Work to do ▸ Write out the full listing exactly as given, minus the images.

Dataset extract ▸
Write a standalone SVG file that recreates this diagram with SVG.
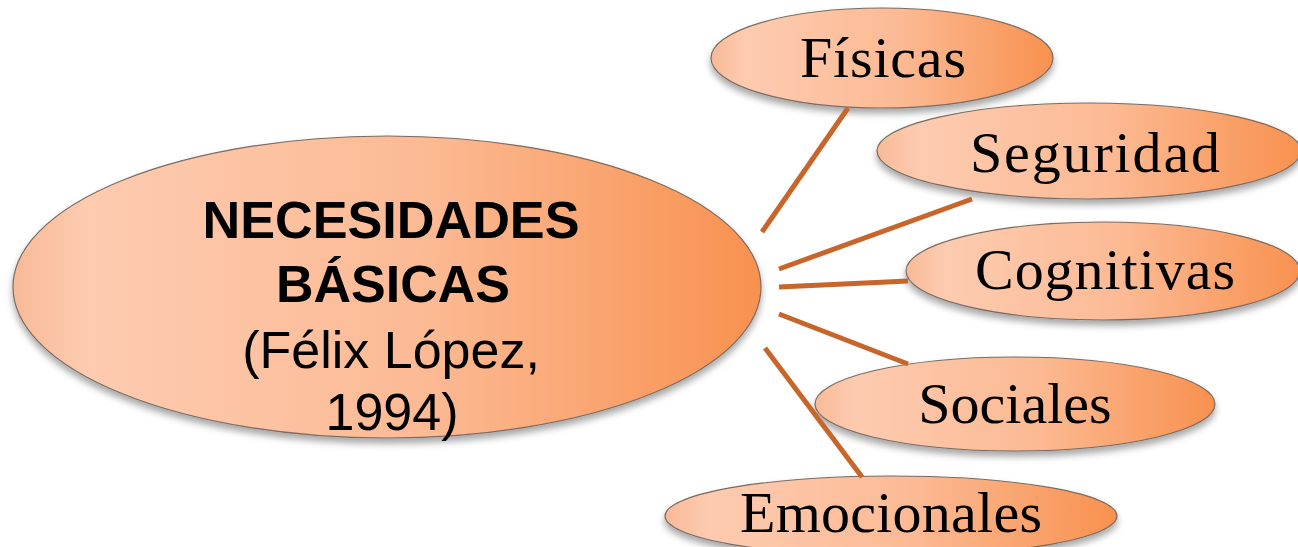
<svg xmlns="http://www.w3.org/2000/svg" width="1298" height="547" viewBox="0 0 1298 547">
  <defs>
    <linearGradient id="peach" x1="0" y1="0" x2="1" y2="0">
      <stop offset="0" stop-color="#F8BA97"/>
      <stop offset="0.1" stop-color="#FDCBB0"/>
      <stop offset="0.55" stop-color="#FCBA94"/>
      <stop offset="1" stop-color="#F8914F"/>
    </linearGradient>
    <filter id="shadow" x="-10%" y="-20%" width="120%" height="150%">
      <feDropShadow dx="0" dy="5" stdDeviation="3.5" flood-color="#000" flood-opacity="0.35"/>
    </filter>
    <style>
      .node { fill: url(#peach); stroke: #7A6B62; stroke-width: 1.2; filter: url(#shadow); }
      .main { font-family: "Liberation Sans", Arial, sans-serif; font-size: 52px; fill: #000; text-anchor: middle; }
      .bold { font-weight: bold; }
      .leaf { font-family: "Liberation Serif", "DejaVu Serif", serif; font-size: 58px; fill: #000; text-anchor: middle; }
      .conn { stroke: #C8652A; stroke-width: 5; fill: none; }
    </style>
  </defs>
  <rect width="1298" height="547" fill="#FFFFFF"/>

  <g id="node-main">
    <ellipse class="node" cx="387" cy="287" rx="374" ry="151"/>
    <text class="main bold" x="391" y="238" textLength="377" lengthAdjust="spacingAndGlyphs">NECESIDADES</text>
    <text class="main bold" x="393" y="302">BÁSICAS</text>
    <text class="main" x="391" y="368">(Félix López,</text>
    <text class="main" x="392" y="430">1994)</text>
  </g>

  <g id="node-fisicas">
    <ellipse class="node" cx="882" cy="58" rx="171" ry="50"/>
    <text class="leaf" x="883" y="77" textLength="166">Físicas</text>
  </g>

  <g id="node-seguridad">
    <ellipse class="node" cx="1089" cy="151" rx="212" ry="48"/>
    <text class="leaf" x="1095" y="172" textLength="250">Seguridad</text>
  </g>

  <g id="node-cognitivas">
    <ellipse class="node" cx="1103" cy="271" rx="197" ry="49"/>
    <text class="leaf" x="1105" y="289" textLength="260">Cognitivas</text>
  </g>

  <g id="node-sociales">
    <ellipse class="node" cx="1015" cy="404" rx="200" ry="47"/>
    <text class="leaf" x="1015" y="423">Sociales</text>
  </g>

  <g id="node-emocionales">
    <ellipse class="node" cx="891" cy="516" rx="226" ry="40"/>
    <text class="leaf" x="891" y="532" textLength="302">Emocionales</text>
  </g>

  <g id="connectors">
    <line class="conn" x1="762" y1="232" x2="848" y2="108"/>
    <line class="conn" x1="779" y1="269" x2="972" y2="199"/>
    <line class="conn" x1="779" y1="287" x2="908" y2="281"/>
    <line class="conn" x1="779" y1="314" x2="908" y2="364"/>
    <line class="conn" x1="765" y1="348" x2="862" y2="477"/>
  </g>
</svg>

Completed exercise ▸
Write a standalone SVG file that recreates this diagram with SVG.
<svg xmlns="http://www.w3.org/2000/svg" width="1298" height="547" viewBox="0 0 1298 547">
  <defs>
    <linearGradient id="peach" x1="0" y1="0" x2="1" y2="0">
      <stop offset="0" stop-color="#F8BA97"/>
      <stop offset="0.1" stop-color="#FDCBB0"/>
      <stop offset="0.55" stop-color="#FCBA94"/>
      <stop offset="1" stop-color="#F8914F"/>
    </linearGradient>
    <filter id="shadow" x="-10%" y="-20%" width="120%" height="150%">
      <feDropShadow dx="0" dy="5" stdDeviation="3.5" flood-color="#000" flood-opacity="0.35"/>
    </filter>
    <style>
      .node { fill: url(#peach); stroke: #7A6B62; stroke-width: 1.2; filter: url(#shadow); }
      .main { font-family: "Liberation Sans", Arial, sans-serif; font-size: 52px; fill: #000; text-anchor: middle; }
      .bold { font-weight: bold; }
      .leaf { font-family: "Liberation Serif", "DejaVu Serif", serif; font-size: 58px; fill: #000; text-anchor: middle; }
      .conn { stroke: #C8652A; stroke-width: 5; fill: none; }
    </style>
  </defs>
  <rect width="1298" height="547" fill="#FFFFFF"/>

  <g id="node-main">
    <ellipse class="node" cx="387" cy="287" rx="374" ry="151"/>
    <text class="main bold" x="391" y="238" textLength="377" lengthAdjust="spacingAndGlyphs">NECESIDADES</text>
    <text class="main bold" x="393" y="302">BÁSICAS</text>
    <text class="main" x="391" y="368">(Félix López,</text>
    <text class="main" x="392" y="430">1994)</text>
  </g>

  <g id="node-fisicas">
    <ellipse class="node" cx="882" cy="58" rx="171" ry="50"/>
    <text class="leaf" x="883" y="77" textLength="166">Físicas</text>
  </g>

  <g id="node-seguridad">
    <ellipse class="node" cx="1089" cy="151" rx="212" ry="48"/>
    <text class="leaf" x="1095" y="172" textLength="250">Seguridad</text>
  </g>

  <g id="node-cognitivas">
    <ellipse class="node" cx="1103" cy="271" rx="197" ry="49"/>
    <text class="leaf" x="1105" y="289" textLength="260">Cognitivas</text>
  </g>

  <g id="node-sociales">
    <ellipse class="node" cx="1015" cy="404" rx="200" ry="47"/>
    <text class="leaf" x="1015" y="423">Sociales</text>
  </g>

  <g id="node-emocionales">
    <ellipse class="node" cx="891" cy="516" rx="226" ry="40"/>
    <text class="leaf" x="891" y="532" textLength="302">Emocionales</text>
  </g>

  <g id="connectors">
    <line class="conn" x1="762" y1="232" x2="848" y2="108"/>
    <line class="conn" x1="779" y1="269" x2="972" y2="199"/>
    <line class="conn" x1="779" y1="287" x2="908" y2="281"/>
    <line class="conn" x1="779" y1="314" x2="908" y2="364"/>
    <line class="conn" x1="765" y1="348" x2="862" y2="477"/>
  </g>
</svg>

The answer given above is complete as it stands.